Russian Prime Minister Vladimir Putin said on Friday he believes some nations are using fears that Iran could acquire nuclear weapons as a pretext to seek to change the regime.

In remarks nine days before a presidential election he is almost certain to win, Putin also said Russia's position on Syria in the U.N. Security Council showed that Moscow had no intention of being a yes man for the United States.

I think our position on the Syrian issue in the U.N. Security Council shows that we do not intend to play along with anyone, he said, after being asked at a meeting with Russian security analysts whether it was time for Russia to stop playing along with the Americans on everything.

Russia has joined China in vetoing two draft resolutions that would have condemned President Bashar al-Assad's government over its bloody crackdown on the opposition in Syria, and Putin said his country's stance showed it was an independent actor on the international stage.

Its decision to build Iran's first nuclear power plant - despite years of opposition from Western nations that were concerned the project could help Tehran acquire nuclear weapons - was further proof of its independence, he added.

Despite pressure, we did this, Putin said. And we intend to continue to work just as independently - independently, but not aggressively. And cooperatively with our partners in the international arena.

REGIME CHANGE

But he lashed out at Russia's international partners, not for the first time, saying some countries were clearly trying to exploit fears over Iran's nuclear programme to try to change the regime there.

I ... think that under the appearance of a struggle to prevent the proliferation of nuclear weapons through the addition of another potential member of the nuclear club, Iran, attempts of a different kind are being made and other aims are being set - to change the regime, Putin said.

We do have such suspicions.

Russia has supported four rounds of U.N. Security Council sanctions against Iran over its nuclear programme, which Western nations fear is aimed at developing a bomb. But it has made it clear it opposes further sanctions, even though it says it, too, does not want Iran to develop nuclear weapons.

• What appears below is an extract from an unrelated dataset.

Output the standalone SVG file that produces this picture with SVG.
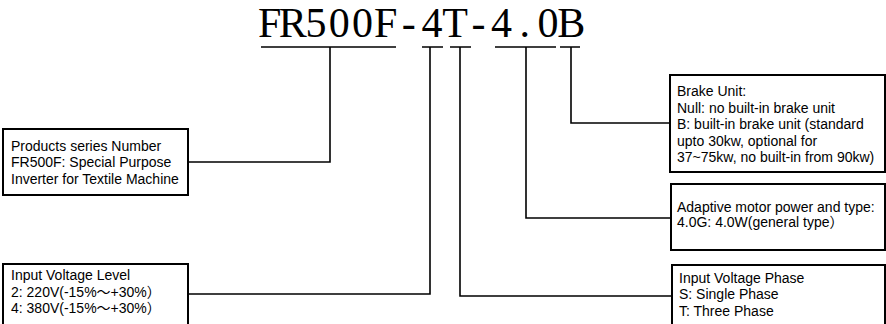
<svg xmlns="http://www.w3.org/2000/svg" width="886" height="324" viewBox="0 0 886 324">
<style>
.bg{fill:#fff}
.box{fill:#fff;stroke:#000;stroke-width:2}
.ln{fill:none;stroke:#000;stroke-width:1.6}
.t{font-family:"Liberation Sans","Noto Sans CJK SC",Arial,sans-serif;font-size:14px;fill:#000}
.title{font-family:"Liberation Serif","Noto Sans CJK SC",serif;font-size:42px;fill:#000}
</style>
<rect class="bg" x="0" y="0" width="886" height="324"/>
<g id="title">
<text class="title" y="37" text-anchor="middle" x="269.6 292.8 316.0 339.2 362.4 385.6 408.8 432.0 455.2 478.4 501.6 524.8 548.0 571.2">FR500F-4T-4.0B</text>
<path class="ln" d="M261 47H396M422 47H443M450 47H471M495 47H556M560 47H580"/>
</g>
<g id="connectors">
<path class="ln" d="M330 47V162H188"/>
<path class="ln" d="M430 47V294H188"/>
<path class="ln" d="M460 47V296H672"/>
<path class="ln" d="M526 47V218H671"/>
<path class="ln" d="M571 47V123H670"/>
</g>
<g id="series">
<rect class="box" x="3" y="129" width="185" height="66"/>
<text class="t" x="11" y="150.5">Products series Number</text>
<text class="t" x="11" y="167">FR500F: Special Purpose</text>
<text class="t" x="11" y="183.5">Inverter for Textile Machine</text>
</g>
<g id="voltage-level">
<rect class="box" x="3" y="264" width="185" height="70"/>
<text class="t" x="11" y="280">Input Voltage Level</text>
<text class="t" x="11" y="296.5">2: 220V(-15%～+30%）</text>
<text class="t" x="11" y="313">4: 380V(-15%～+30%）</text>
</g>
<g id="brake">
<rect class="box" x="670" y="75" width="215" height="97"/>
<text class="t" x="677" y="96">Brake Unit:</text>
<text class="t" x="677" y="112.5">Null: no built-in brake unit</text>
<text class="t" x="677" y="129">B: built-in brake unit (standard</text>
<text class="t" x="677" y="145.5">upto 30kw, optional for</text>
<text class="t" x="677" y="162">37~75kw, no built-in from 90kw)</text>
</g>
<g id="motor">
<rect class="box" x="671" y="184" width="214" height="66"/>
<text class="t" x="677" y="212">Adaptive motor power and type:</text>
<text class="t" x="677" y="227">4.0G: 4.0W(general type）</text>
</g>
<g id="phase">
<rect class="box" x="672" y="265" width="213" height="70"/>
<text class="t" x="679" y="282.5">Input Voltage Phase</text>
<text class="t" x="679" y="299">S: Single Phase</text>
<text class="t" x="679" y="315.5">T: Three Phase</text>
</g>
</svg>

Putin did not name any specific country he thought was seeking regime change in Iran, but said Russia's position on Iran differed from that of our partners, presumably meaning the United States, Britain and France, which like Russia are permanent U.N. Security Council members with veto power.

Opinion polls indicate Putin, in power as president from 2000-2008 and now as prime minister, will easily win a March 4 presidential election.

He has frequently resorted to anti-Western rhetoric in the campaign, accusing the United States of encouraging the biggest opposition protests of his 12-year rule and criticising NATO for helping Libyan rebels oust Muammar Gaddafi last year.

Russia has said it will not allow a repeat of the Libyan scenario in Syria, by far its strongest foothold in the Middle East. It has continued sending weapons to Assad's government and has said his resignation must not be a precondition for talks on Syria's future.